With the announcement that James B. Comey will be nominated by President Barack Obama to replace Robert W. Mueller III as the director of the FBI, a modern era will soon come to an end. Mueller has served longer (12 years) as FBI director than anyone since J. Edgar Hoover. He is the first person to complete a full term as director since Hoover's tumultuous and controversial 48-year reign, and the imposition of a 10-year term limit by Congress in 1976. While the public and the press generally laud Mueller for his achievements at the FBI, his own agency has a more conflicted view.
Mueller was appointed by President George W. Bush to replace Louis Freeh just days before 9/11, and was a bit like a raw recruit the first time he witnessed combat in the stressful period that followed the attack. He was little heard or seen in the field as he allowed Deputy Director Tom Pickard to lead the daily all-office conference calls and manage the initial stages of the TRADEBOM and PENTBOM cases, as the investigations into the World Trade Center and Pentagon attacks were known. Mueller soon found his voice, however, and set about ensuring that the FBI was protected from the wolves that were circling the bureau, sniffing the blood of blame and recrimination for the 2,977 innocent victims. The wolves were bent on dismantling and destroying the organization that allowed 19 Saudi terrorists to live among us for so long, essentially unnoticed. The FBI was described as having precipitated an intelligence failure of epic proportions.
Mueller eventually prevailed over his detractors, and he satisfied the FBI's numerous 9/11 critics by creating the National Security Branch, an Intelligence Division, a Cyber Division, and reprogramming thousands of FBI agents from criminal work into counterterrorism and intelligence analysis. He personally initiated one of those grand paradigm shifts in government that academics and historians build careers around analyzing and evaluating. There is no doubt that Director Mueller is held in the highest esteem by local law enforcement, Congress, and the general public; he will go down in history as one of the FBI's greatest directors.

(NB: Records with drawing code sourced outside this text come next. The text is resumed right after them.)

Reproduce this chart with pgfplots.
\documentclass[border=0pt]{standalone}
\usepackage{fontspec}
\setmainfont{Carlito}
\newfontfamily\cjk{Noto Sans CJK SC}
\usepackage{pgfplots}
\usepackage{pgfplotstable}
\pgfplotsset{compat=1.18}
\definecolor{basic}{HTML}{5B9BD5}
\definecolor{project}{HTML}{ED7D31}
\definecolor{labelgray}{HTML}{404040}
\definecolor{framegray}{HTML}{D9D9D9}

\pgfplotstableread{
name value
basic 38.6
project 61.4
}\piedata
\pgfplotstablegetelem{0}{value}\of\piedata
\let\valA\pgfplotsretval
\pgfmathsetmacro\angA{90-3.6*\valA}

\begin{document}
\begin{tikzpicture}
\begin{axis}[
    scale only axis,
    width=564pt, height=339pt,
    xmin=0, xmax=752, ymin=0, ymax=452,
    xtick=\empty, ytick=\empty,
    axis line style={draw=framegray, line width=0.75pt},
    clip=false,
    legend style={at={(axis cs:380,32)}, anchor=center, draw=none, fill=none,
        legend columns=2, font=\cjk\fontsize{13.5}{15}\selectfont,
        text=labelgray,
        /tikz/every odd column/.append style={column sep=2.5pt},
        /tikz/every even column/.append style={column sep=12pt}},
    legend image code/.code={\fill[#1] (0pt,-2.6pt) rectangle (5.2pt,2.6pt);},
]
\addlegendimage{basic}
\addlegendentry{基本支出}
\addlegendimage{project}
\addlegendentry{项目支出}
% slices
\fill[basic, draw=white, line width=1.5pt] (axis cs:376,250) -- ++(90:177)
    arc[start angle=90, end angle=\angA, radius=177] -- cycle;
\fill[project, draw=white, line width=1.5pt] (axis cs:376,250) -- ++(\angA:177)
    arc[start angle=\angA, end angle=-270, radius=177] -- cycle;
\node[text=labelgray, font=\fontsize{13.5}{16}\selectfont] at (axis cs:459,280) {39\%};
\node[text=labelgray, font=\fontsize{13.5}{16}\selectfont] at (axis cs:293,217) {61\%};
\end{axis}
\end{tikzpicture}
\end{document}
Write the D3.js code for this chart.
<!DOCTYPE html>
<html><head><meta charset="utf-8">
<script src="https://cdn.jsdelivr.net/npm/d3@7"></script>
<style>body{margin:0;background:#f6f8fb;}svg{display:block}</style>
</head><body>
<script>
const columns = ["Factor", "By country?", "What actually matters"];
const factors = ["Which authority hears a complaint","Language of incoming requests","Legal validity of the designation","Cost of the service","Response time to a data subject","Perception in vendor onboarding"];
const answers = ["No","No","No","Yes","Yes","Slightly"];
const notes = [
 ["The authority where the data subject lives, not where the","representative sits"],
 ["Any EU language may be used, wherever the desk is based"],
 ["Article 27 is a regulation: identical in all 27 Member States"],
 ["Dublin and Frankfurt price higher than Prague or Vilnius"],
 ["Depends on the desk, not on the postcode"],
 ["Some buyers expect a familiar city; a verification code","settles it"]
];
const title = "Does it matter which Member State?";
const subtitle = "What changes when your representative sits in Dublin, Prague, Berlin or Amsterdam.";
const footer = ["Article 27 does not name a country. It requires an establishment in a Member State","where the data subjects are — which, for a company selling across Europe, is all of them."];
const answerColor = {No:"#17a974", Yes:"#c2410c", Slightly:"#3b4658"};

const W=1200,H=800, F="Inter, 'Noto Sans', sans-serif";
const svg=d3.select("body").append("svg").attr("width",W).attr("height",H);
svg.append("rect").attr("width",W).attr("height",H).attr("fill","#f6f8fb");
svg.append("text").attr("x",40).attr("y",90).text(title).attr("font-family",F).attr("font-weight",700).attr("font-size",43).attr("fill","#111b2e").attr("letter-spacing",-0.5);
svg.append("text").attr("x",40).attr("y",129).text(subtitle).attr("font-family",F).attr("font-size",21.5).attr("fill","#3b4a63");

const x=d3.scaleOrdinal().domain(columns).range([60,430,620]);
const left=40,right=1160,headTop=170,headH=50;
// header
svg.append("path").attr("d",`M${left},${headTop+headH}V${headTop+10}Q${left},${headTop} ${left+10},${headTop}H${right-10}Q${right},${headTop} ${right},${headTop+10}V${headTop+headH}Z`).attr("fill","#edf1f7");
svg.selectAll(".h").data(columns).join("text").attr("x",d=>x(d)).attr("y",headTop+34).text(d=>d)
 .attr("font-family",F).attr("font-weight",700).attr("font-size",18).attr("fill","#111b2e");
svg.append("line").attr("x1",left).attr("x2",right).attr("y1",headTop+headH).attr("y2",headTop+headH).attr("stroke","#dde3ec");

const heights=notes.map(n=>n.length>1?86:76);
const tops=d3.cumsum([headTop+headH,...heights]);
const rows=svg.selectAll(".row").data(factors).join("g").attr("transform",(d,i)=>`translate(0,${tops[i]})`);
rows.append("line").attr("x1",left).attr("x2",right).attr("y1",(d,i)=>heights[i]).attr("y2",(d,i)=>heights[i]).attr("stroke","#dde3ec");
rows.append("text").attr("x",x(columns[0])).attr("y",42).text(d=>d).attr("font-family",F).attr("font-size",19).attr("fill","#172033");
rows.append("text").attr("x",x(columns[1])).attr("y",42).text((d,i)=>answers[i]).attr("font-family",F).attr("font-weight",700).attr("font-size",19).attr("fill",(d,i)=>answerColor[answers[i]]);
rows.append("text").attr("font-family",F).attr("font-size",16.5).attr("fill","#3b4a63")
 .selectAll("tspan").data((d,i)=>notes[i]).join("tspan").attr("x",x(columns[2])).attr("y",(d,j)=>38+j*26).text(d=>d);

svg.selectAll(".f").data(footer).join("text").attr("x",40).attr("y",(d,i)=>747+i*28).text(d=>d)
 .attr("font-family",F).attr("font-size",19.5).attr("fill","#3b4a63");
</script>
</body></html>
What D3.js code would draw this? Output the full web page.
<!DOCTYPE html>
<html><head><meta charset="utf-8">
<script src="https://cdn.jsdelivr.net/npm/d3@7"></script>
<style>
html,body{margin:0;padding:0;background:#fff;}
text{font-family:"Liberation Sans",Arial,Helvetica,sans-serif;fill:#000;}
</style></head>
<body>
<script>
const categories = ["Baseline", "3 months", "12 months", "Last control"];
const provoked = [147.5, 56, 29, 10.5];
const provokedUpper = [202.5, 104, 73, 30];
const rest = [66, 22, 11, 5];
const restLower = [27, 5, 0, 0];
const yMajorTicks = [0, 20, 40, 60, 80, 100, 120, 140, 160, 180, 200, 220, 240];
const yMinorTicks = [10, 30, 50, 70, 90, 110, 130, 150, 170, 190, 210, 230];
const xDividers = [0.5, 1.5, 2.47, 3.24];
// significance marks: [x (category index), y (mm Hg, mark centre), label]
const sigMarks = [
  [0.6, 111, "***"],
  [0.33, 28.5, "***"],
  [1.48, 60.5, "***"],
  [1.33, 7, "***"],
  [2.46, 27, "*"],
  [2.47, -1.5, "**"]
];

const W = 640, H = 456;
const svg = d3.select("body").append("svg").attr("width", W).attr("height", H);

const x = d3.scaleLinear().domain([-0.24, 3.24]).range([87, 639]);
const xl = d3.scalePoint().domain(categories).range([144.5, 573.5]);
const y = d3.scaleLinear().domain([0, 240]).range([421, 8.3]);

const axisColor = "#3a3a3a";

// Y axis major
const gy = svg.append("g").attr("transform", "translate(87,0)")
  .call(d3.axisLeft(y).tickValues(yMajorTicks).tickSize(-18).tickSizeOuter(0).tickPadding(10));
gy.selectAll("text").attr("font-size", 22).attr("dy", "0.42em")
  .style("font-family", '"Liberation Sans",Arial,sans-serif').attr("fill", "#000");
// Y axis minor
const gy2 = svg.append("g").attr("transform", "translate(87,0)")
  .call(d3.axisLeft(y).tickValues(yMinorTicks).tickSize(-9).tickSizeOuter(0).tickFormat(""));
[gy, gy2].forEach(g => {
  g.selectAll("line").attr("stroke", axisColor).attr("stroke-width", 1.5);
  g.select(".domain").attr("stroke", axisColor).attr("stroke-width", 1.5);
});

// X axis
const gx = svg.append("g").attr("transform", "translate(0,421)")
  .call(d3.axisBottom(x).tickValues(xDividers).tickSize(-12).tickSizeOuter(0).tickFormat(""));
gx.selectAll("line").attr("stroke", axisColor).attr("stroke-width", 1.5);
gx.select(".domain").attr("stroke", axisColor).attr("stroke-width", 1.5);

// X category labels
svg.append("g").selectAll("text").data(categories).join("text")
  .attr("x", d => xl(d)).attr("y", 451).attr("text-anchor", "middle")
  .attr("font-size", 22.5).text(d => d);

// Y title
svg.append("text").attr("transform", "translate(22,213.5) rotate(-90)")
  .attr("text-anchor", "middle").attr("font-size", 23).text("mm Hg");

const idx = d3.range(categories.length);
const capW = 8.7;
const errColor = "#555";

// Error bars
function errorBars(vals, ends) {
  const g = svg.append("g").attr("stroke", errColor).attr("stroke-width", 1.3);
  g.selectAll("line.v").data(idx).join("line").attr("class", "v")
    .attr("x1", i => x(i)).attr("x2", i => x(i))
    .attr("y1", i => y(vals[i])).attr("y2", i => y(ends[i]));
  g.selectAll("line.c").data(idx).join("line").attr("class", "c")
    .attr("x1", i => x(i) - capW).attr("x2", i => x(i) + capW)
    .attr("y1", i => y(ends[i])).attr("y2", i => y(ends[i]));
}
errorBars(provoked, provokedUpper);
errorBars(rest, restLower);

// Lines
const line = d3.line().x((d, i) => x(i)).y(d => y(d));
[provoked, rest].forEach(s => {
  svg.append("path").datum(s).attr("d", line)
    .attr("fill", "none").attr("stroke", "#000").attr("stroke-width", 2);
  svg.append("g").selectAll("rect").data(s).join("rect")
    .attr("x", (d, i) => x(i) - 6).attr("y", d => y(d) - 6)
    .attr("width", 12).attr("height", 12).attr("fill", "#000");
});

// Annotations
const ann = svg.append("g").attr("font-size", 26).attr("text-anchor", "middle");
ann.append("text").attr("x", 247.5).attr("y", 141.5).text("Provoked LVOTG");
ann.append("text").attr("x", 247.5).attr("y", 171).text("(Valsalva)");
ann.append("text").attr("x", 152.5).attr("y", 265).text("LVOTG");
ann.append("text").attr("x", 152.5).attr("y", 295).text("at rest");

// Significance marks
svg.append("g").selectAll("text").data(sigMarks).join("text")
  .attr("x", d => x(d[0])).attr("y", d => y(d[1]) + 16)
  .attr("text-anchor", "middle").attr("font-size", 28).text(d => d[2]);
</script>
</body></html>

Within the FBI, however, there are at least two divergent views of Mueller's legacy. The first is that Mueller saved the FBI from being broken up into its component parts amid the 9/11 Commission's call to create a new domestic intelligence agency to address counterterrorism. For that political feat he is a hero to a great many current and former agents -- certainly to the more than 50 percent of FBI agents who have joined the bureau since 2001, many specifically to fight terrorism. Most of them have spent their entire careers working counterterrorism or intelligence matters, however, and they have no experience with the criminal investigative organization that was the pre-9/11 FBI. Theirs is a world of terrorism leads, assessments, preliminary investigations, national security letters, FISA intercepts, and the occasional undercover operation targeting a self-directed domestic terrorist.
Much like the way the FBI shifted in the 1940s from fighting bank robbery and gangster crime to fighting Nazis and catching Communist spies during the Cold War, the modern FBI became all counterterrorism, all intelligence, all the time, after the 9/11 attacks. Mueller effectively transformed the FBI into the intelligence agency that his critics always wanted it to be
To effect this great change, Mueller mandated that the FBI would leave no counterterrorism leads unaddressed, at a time when the amount of unaddressed work in FBI files was a standard by which field office manpower needs were documented. At the direction of President Bush, Mueller ordered this focus on prevention -- at the expense, if need be, of prosecution. He shifted the internal and external legacy of the FBI agent from that of a hard-nosed, cigar-smoking, tough-guy criminal investigator, to one of desk-bound, egghead intelligence collector, perusing open and classified sources for leads and tips -- an FBI agent whose job it was to collate and analyze information about terrorism, not just to investigate federal crimes.
But there is another view of Mueller's legacy. The shift to an intelligence agency was dramatic and disheartening to those who had joined the bureau under other former directors, particularly Louis Freeh, to investigate gangs, organized crime, and international cartels -- and actually put people in jail. It was now clear to them that being part of an intelligence agency was not the same as being a member of the world's premier law enforcement agency.